Set exercise — Starting at the first line of the data, please print exactly those lines through the one that holds "(0,0) rectangle (1378,921);", omitting every picture.

****************************************

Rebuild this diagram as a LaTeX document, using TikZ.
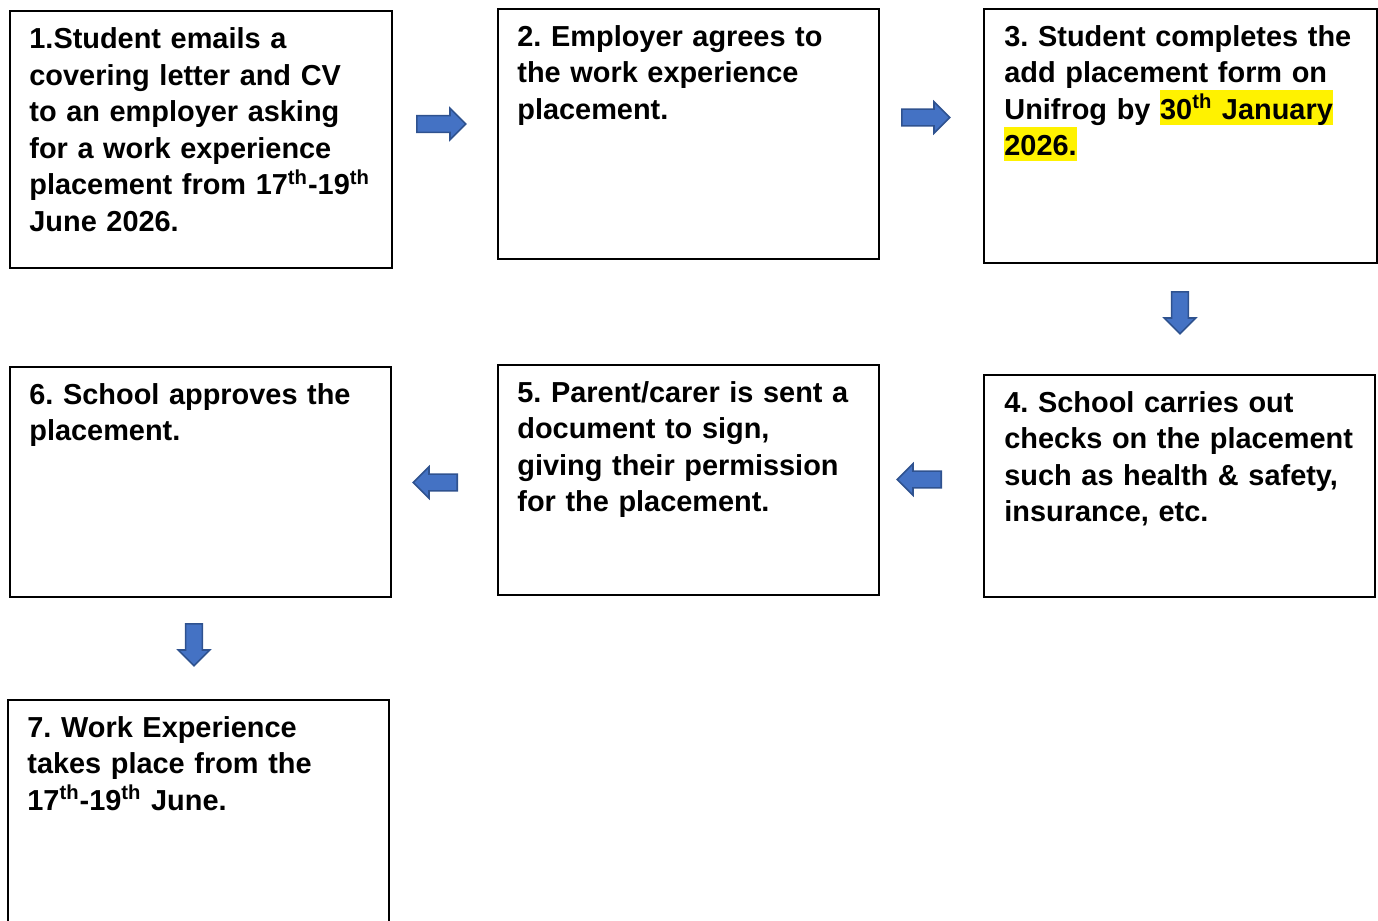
\documentclass[tikz,border=0pt]{standalone}
\usepackage{fontspec}
\setmainfont{Liberation Sans}
\usepackage{xcolor}
\usetikzlibrary{shapes.arrows}
\definecolor{arrowfill}{HTML}{4472C4}
\definecolor{arrowline}{HTML}{2F528F}
\newcommand{\hlite}[1]{{\setlength{\fboxsep}{0pt}\colorbox{yellow}{\rule[-2.5pt]{0pt}{17pt}#1}}}
\frenchspacing

\tikzset{
  stepbox/.style={draw=black,line width=1pt,anchor=north west,inner sep=0pt},
  steptext/.style={anchor=north west,inner sep=0pt,text width=200pt,align=left,
    font=\fontsize{14.45}{18.25}\selectfont\bfseries},
  blockarrow/.style={single arrow,draw=arrowline,fill=arrowfill,line width=0.8pt,
    anchor=tail,inner xsep=0pt,inner ysep=3.8pt,single arrow head extend=3.7pt}
}

\begin{document}
\begin{tikzpicture}[x=0.5pt,y=-0.5pt]
\useasboundingbox (0,0) rectangle (1378,921);

% boxes, top row
\node[stepbox,minimum width=191pt,minimum height=128.5pt] (s1) at (9,10) {};
\node[stepbox,minimum width=190.5pt,minimum height=125pt] (s2) at (497,8) {};
\node[stepbox,minimum width=196.5pt,minimum height=127pt] (s3) at (983,8) {};
% boxes, middle row
\node[stepbox,minimum width=195.5pt,minimum height=111pt] (s4) at (983,374) {};
\node[stepbox,minimum width=190.5pt,minimum height=115pt] (s5) at (497,364) {};
\node[stepbox,minimum width=190.5pt,minimum height=115pt] (s6) at (9,366) {};
% last box runs off the page
\node[stepbox,minimum width=190.5pt,minimum height=125pt] (s7) at (7,699) {};

% texts
\node[steptext] (t1) at (29,27.5) {1.Student emails a\\ covering letter and CV\\ to an employer asking\\ for a work experience\\ placement from 17\textsuperscript{th}-19\textsuperscript{th}\\ June 2026.};
\node[steptext] (t2) at (517,25) {2. Employer agrees to\\ the work experience\\ placement.};
\node[steptext] (t3) at (1004,25) {3. Student completes the\\ add placement form on\\ Unifrog by \hlite{30\textsuperscript{th} January}\\ \hlite{2026.}};
\node[steptext] (t4) at (1004,391) {4. School carries out\\ checks on the placement\\ such as health \& safety,\\ insurance, etc.};
\node[steptext] (t5) at (517,381) {5. Parent/carer is sent a\\ document to sign,\\ giving their permission\\ for the placement.};
\node[steptext] (t6) at (29,383) {6. School approves the\\ placement.};
\node[steptext] (t7) at (27,716) {7. Work Experience\\ takes place from the\\ 17\textsuperscript{th}-19\textsuperscript{th} June.};

% block arrows, placed by their tails
\node[blockarrow,minimum height=24.5pt] (a12) at (416,124) {};
\node[blockarrow,minimum height=24pt] (a23) at (901,117.5) {};
\node[blockarrow,minimum height=21pt,rotate=-90] (a34) at (1180,291) {};
\node[blockarrow,minimum height=22pt,rotate=180] (a45) at (942,479.5) {};
\node[blockarrow,minimum height=22pt,rotate=180] (a56) at (458,482.5) {};
\node[blockarrow,minimum height=21pt,rotate=-90] (a67) at (194,623) {};
\end{tikzpicture}
\end{document}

****************************************

Completed task —
Rebuild this diagram as a LaTeX document, using TikZ.
\documentclass[tikz,border=0pt]{standalone}
\usepackage{fontspec}
\setmainfont{Liberation Sans}
\usepackage{xcolor}
\usetikzlibrary{shapes.arrows}
\definecolor{arrowfill}{HTML}{4472C4}
\definecolor{arrowline}{HTML}{2F528F}
\newcommand{\hlite}[1]{{\setlength{\fboxsep}{0pt}\colorbox{yellow}{\rule[-2.5pt]{0pt}{17pt}#1}}}
\frenchspacing

\tikzset{
  stepbox/.style={draw=black,line width=1pt,anchor=north west,inner sep=0pt},
  steptext/.style={anchor=north west,inner sep=0pt,text width=200pt,align=left,
    font=\fontsize{14.45}{18.25}\selectfont\bfseries},
  blockarrow/.style={single arrow,draw=arrowline,fill=arrowfill,line width=0.8pt,
    anchor=tail,inner xsep=0pt,inner ysep=3.8pt,single arrow head extend=3.7pt}
}

\begin{document}
\begin{tikzpicture}[x=0.5pt,y=-0.5pt]
\useasboundingbox (0,0) rectangle (1378,921);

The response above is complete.